O SANSÃO DA MINHA INFÂNCIA

O Sansão da minha infância se chamava Júlio Lucas, morava no Sítio Chã de Areia, no município de Pilar, Paraíba. Tinha mais ou menos 40 anos, de pequena estatura, era moreno e tinha cabelo curto pixaim.

A paixão de sua vida não era a formosa e sedutora Dalila, como imagino que fosse a que está descrita na Bíblia, mas se chamava Solidade, uma morena com quem era casado há vários anos, uma mulher muito carinhosa com o marido e também com as crianças, talvez porque ela não pudesse ter filhos.

No Sítio Chã de Areia ninguém tinha mais força do que Júlio Lucas. Ele andava desafiando quem quisesse para tirar a prova numa disputa de cana-de-braço. Pois seus muques assustavam qualquer pessoa, pareciam dois melões verdes, tal qual aos do Incrível Hulk!

Quando Seu Julho pegava o galão para buscar água no açude de Seu Dudu, que fica há uns trezentos metros de onde morávamos, eu e meu irmão Evando, íamos de carona com ele, escanchados nas latas vazias, que depois voltavam cheias, e nós dois, novamente escanchados nas latas, voltávamos vendo o nosso herói subir a ladeira sem fazer careta, e quando chegava ao caminho plano, ainda apressar o passo dizendo: segurem pra não cair!

Como foi maravilhosa a nossa infância! Quando o galo cantava pela manhã e o sol despontava seu primeiro sinal de luz no horizonte, já estávamos a bater na porta de Seu Julho, a perguntá-lo: Seu Julho, o senhor vai buscar água hoje?...

A força colossal daquele homem só era aniquilada pelo poder da cachaça. Sim, a cachaça era para ele como a criptonita para o Super-Homem. Era a tragédia do nosso super-herói!
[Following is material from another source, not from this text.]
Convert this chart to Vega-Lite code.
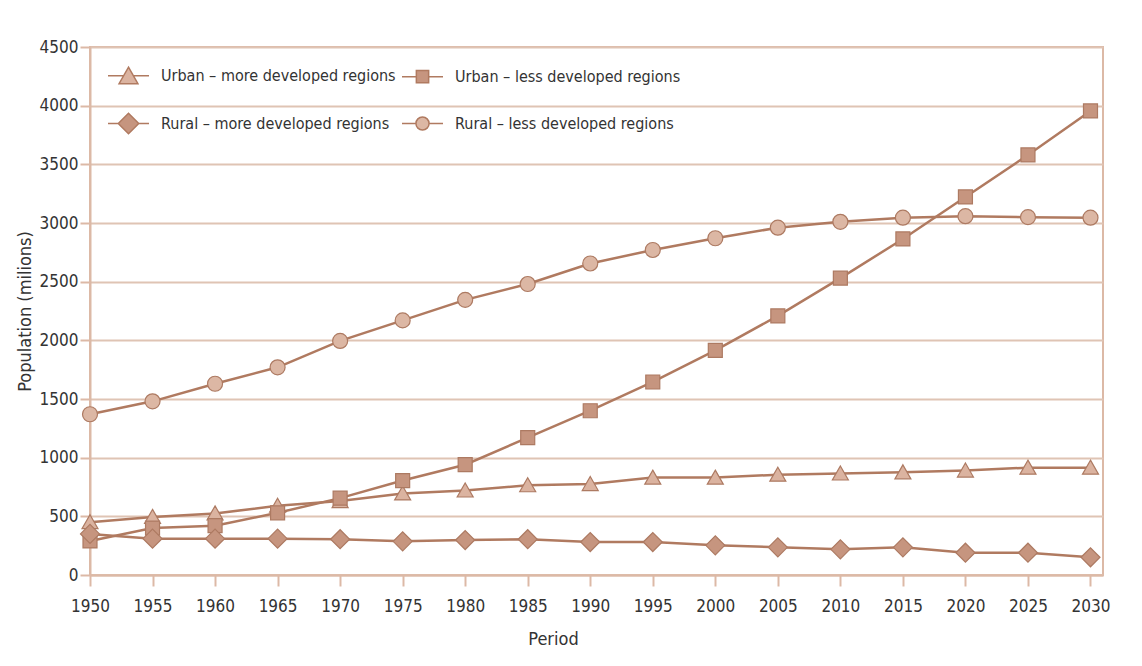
{
  "$schema": "https://vega.github.io/schema/vega-lite/v6.json",
  "width": 1013,
  "height": 528,
  "autosize": {"type": "none"},
  "padding": {"left": 90, "top": 47, "right": 39, "bottom": 91},
  "background": "white",
  "data": {
    "values": [
      {"year": 1950, "series": "Urban – more developed regions", "value": 450},
      {"year": 1955, "series": "Urban – more developed regions", "value": 495},
      {"year": 1960, "series": "Urban – more developed regions", "value": 525},
      {"year": 1965, "series": "Urban – more developed regions", "value": 590},
      {"year": 1970, "series": "Urban – more developed regions", "value": 630},
      {"year": 1975, "series": "Urban – more developed regions", "value": 695},
      {"year": 1980, "series": "Urban – more developed regions", "value": 720},
      {"year": 1985, "series": "Urban – more developed regions", "value": 765},
      {"year": 1990, "series": "Urban – more developed regions", "value": 775},
      {"year": 1995, "series": "Urban – more developed regions", "value": 830},
      {"year": 2000, "series": "Urban – more developed regions", "value": 830},
      {"year": 2005, "series": "Urban – more developed regions", "value": 855},
      {"year": 2010, "series": "Urban – more developed regions", "value": 865},
      {"year": 2015, "series": "Urban – more developed regions", "value": 875},
      {"year": 2020, "series": "Urban – more developed regions", "value": 890},
      {"year": 2025, "series": "Urban – more developed regions", "value": 915},
      {"year": 2030, "series": "Urban – more developed regions", "value": 915},
      {"year": 1950, "series": "Urban – less developed regions", "value": 290},
      {"year": 1955, "series": "Urban – less developed regions", "value": 400},
      {"year": 1960, "series": "Urban – less developed regions", "value": 420},
      {"year": 1965, "series": "Urban – less developed regions", "value": 530},
      {"year": 1970, "series": "Urban – less developed regions", "value": 655},
      {"year": 1975, "series": "Urban – less developed regions", "value": 805},
      {"year": 1980, "series": "Urban – less developed regions", "value": 940},
      {"year": 1985, "series": "Urban – less developed regions", "value": 1170},
      {"year": 1990, "series": "Urban – less developed regions", "value": 1400},
      {"year": 1995, "series": "Urban – less developed regions", "value": 1645},
      {"year": 2000, "series": "Urban – less developed regions", "value": 1915},
      {"year": 2005, "series": "Urban – less developed regions", "value": 2208},
      {"year": 2010, "series": "Urban – less developed regions", "value": 2530},
      {"year": 2015, "series": "Urban – less developed regions", "value": 2864},
      {"year": 2020, "series": "Urban – less developed regions", "value": 3222},
      {"year": 2025, "series": "Urban – less developed regions", "value": 3580},
      {"year": 2030, "series": "Urban – less developed regions", "value": 3955},
      {"year": 1950, "series": "Rural – more developed regions", "value": 350},
      {"year": 1955, "series": "Rural – more developed regions", "value": 310},
      {"year": 1960, "series": "Rural – more developed regions", "value": 310},
      {"year": 1965, "series": "Rural – more developed regions", "value": 310},
      {"year": 1970, "series": "Rural – more developed regions", "value": 305},
      {"year": 1975, "series": "Rural – more developed regions", "value": 287},
      {"year": 1980, "series": "Rural – more developed regions", "value": 298},
      {"year": 1985, "series": "Rural – more developed regions", "value": 305},
      {"year": 1990, "series": "Rural – more developed regions", "value": 281},
      {"year": 1995, "series": "Rural – more developed regions", "value": 281},
      {"year": 2000, "series": "Rural – more developed regions", "value": 253},
      {"year": 2005, "series": "Rural – more developed regions", "value": 236},
      {"year": 2010, "series": "Rural – more developed regions", "value": 219},
      {"year": 2015, "series": "Rural – more developed regions", "value": 236},
      {"year": 2020, "series": "Rural – more developed regions", "value": 190},
      {"year": 2025, "series": "Rural – more developed regions", "value": 190},
      {"year": 2030, "series": "Rural – more developed regions", "value": 151},
      {"year": 1950, "series": "Rural – less developed regions", "value": 1370},
      {"year": 1955, "series": "Rural – less developed regions", "value": 1480},
      {"year": 1960, "series": "Rural – less developed regions", "value": 1630},
      {"year": 1965, "series": "Rural – less developed regions", "value": 1770},
      {"year": 1970, "series": "Rural – less developed regions", "value": 1995},
      {"year": 1975, "series": "Rural – less developed regions", "value": 2170},
      {"year": 1980, "series": "Rural – less developed regions", "value": 2345},
      {"year": 1985, "series": "Rural – less developed regions", "value": 2480},
      {"year": 1990, "series": "Rural – less developed regions", "value": 2655},
      {"year": 1995, "series": "Rural – less developed regions", "value": 2770},
      {"year": 2000, "series": "Rural – less developed regions", "value": 2870},
      {"year": 2005, "series": "Rural – less developed regions", "value": 2960},
      {"year": 2010, "series": "Rural – less developed regions", "value": 3010},
      {"year": 2015, "series": "Rural – less developed regions", "value": 3045},
      {"year": 2020, "series": "Rural – less developed regions", "value": 3058},
      {"year": 2025, "series": "Rural – less developed regions", "value": 3050},
      {"year": 2030, "series": "Rural – less developed regions", "value": 3045}
    ]
  },
  "encoding": {
    "x": {
      "field": "year",
      "type": "quantitative",
      "scale": {"domain": [1950, 2031], "nice": false, "zero": false},
      "axis": {
        "values": [1950, 1955, 1960, 1965, 1970, 1975, 1980, 1985, 1990, 1995, 2000, 2005, 2010, 2015, 2020, 2025, 2030],
        "format": "d",
        "grid": false,
        "tickSize": 11,
        "labelPadding": 12,
        "labelFlush": false,
        "labelOverlap": false,
        "title": "Period",
        "titlePadding": 16,
        "titleX": 463
      }
    },
    "y": {
      "field": "value",
      "type": "quantitative",
      "scale": {"domain": [0, 4500], "nice": false},
      "axis": {
        "values": [0, 500, 1000, 1500, 2000, 2500, 3000, 3500, 4000, 4500],
        "format": "d",
        "grid": true,
        "tickSize": 10,
        "labelPadding": 2,
        "labelFlush": false,
        "labelOverlap": false,
        "title": "Population (milions)",
        "titlePadding": 5
      }
    }
  },
  "layer": [
    {
      "mark": {"type": "line", "stroke": "#b07a60", "strokeWidth": 2.5},
      "encoding": {"detail": {"field": "series", "type": "nominal"}}
    },
    {
      "mark": {"type": "point", "filled": true, "opacity": 1, "stroke": "#ad7a62", "strokeWidth": 1.2, "size": 400},
      "encoding": {
        "shape": {
          "field": "series",
          "type": "nominal",
          "scale": {
            "range": ["M-0.75,0A0.75,0.75,0,1,0,0.75,0A0.75,0.75,0,1,0,-0.75,0Z", "M-0.95,0L0,-0.95L0.95,0L0,0.95Z", "M-0.7,-0.7H0.7V0.7H-0.7Z", "M0,-0.75L0.8,0.65L-0.8,0.65Z"]
          },
          "legend": null
        },
        "fill": {
          "field": "series",
          "type": "nominal",
          "scale": {
            "domain": ["Urban – more developed regions", "Urban – less developed regions", "Rural – more developed regions", "Rural – less developed regions"],
            "range": ["#dbb3a0", "#c6957f", "#c6957f", "#dcb7a4"]
          },
          "legend": {
            "title": null,
            "orient": "none",
            "legendX": 17,
            "legendY": 7,
            "columns": 2,
            "direction": "horizontal",
            "symbolType": {"expr": "datum.value === 'Urban – more developed regions' ? 'M-1,0H-0.24M0.24,0H1M0,-0.42L0.46,0.38L-0.46,0.38Z' : datum.value === 'Urban – less developed regions' ? 'M-1,0H-0.3M0.3,0H1M-0.3,-0.3H0.3V0.3H-0.3Z' : datum.value === 'Rural – more developed regions' ? 'M-1,0H-0.5M0.5,0H1M-0.5,0L0,-0.5L0.5,0L0,0.5Z' : 'M-1,0H-0.32M0.32,0H1M-0.32,0A0.32,0.32,0,1,0,0.32,0A0.32,0.32,0,1,0,-0.32,0Z'"},
            "encode": {
              "symbols": {
                "size": {"value": 1681},
                "stroke": {"value": "#b07a60"},
                "strokeWidth": {"value": 1.8},
                "opacity": {"value": 1}
              }
            }
          }
        }
      }
    }
  ],
  "config": {
    "font": "Liberation Sans Narrow, DejaVu Sans Condensed, sans-serif",
    "view": {"stroke": "#dcb9a6", "strokeWidth": 2},
    "axis": {
      "labelFont": "Liberation Sans Narrow, DejaVu Sans Condensed, sans-serif",
      "labelFontSize": 17,
      "labelColor": "#333333",
      "titleFont": "Liberation Sans Narrow, DejaVu Sans Condensed, sans-serif",
      "titleFontSize": 18,
      "titleFontWeight": "normal",
      "titleColor": "#333333",
      "domainColor": "#dcb9a6",
      "domainWidth": 2,
      "tickColor": "#dcb9a6",
      "tickWidth": 2,
      "gridColor": "#dfc4b4",
      "gridWidth": 2,
      "gridOpacity": 1
    },
    "legend": {
      "padding": 0,
      "labelFont": "Liberation Sans Narrow, DejaVu Sans Condensed, sans-serif",
      "labelFontSize": 16,
      "labelColor": "#333333",
      "labelOffset": 11,
      "labelLimit": 400,
      "symbolSize": 1681,
      "columnPadding": 3,
      "rowPadding": 15,
      "symbolStrokeColor": "#b07a60"
    }
  }
}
Pois quando ele se embriagava, víamos cambaleando pela estrada até se esparramar no chão, e depois, por mais que tentasse, não conseguia se por de pé de novo, até cair definitivamente, derrotado pelo vício impiedoso do alcoolismo.

E naquele momento, toda a nossa admiração transformava-se em medo, então fugíamos da presença dele. Só quem não lhe abandonava, era a sua esposa Solidade e seu cachorro Xaréu, que lambia as suas feridas provocadas pelas quedas que levara no caminho.

O nosso herói tinha as suas franquezas e limitações, mas as suas virtudes, especialmente o seu carinho para conosco, suplantavam todos os seus defeitos. E no outro dia, como se nada tivesse acontecido, lá estávamos de volta a bater na sua porta, perguntando: “Seu Julho, o senhor vai buscar água hoje?”.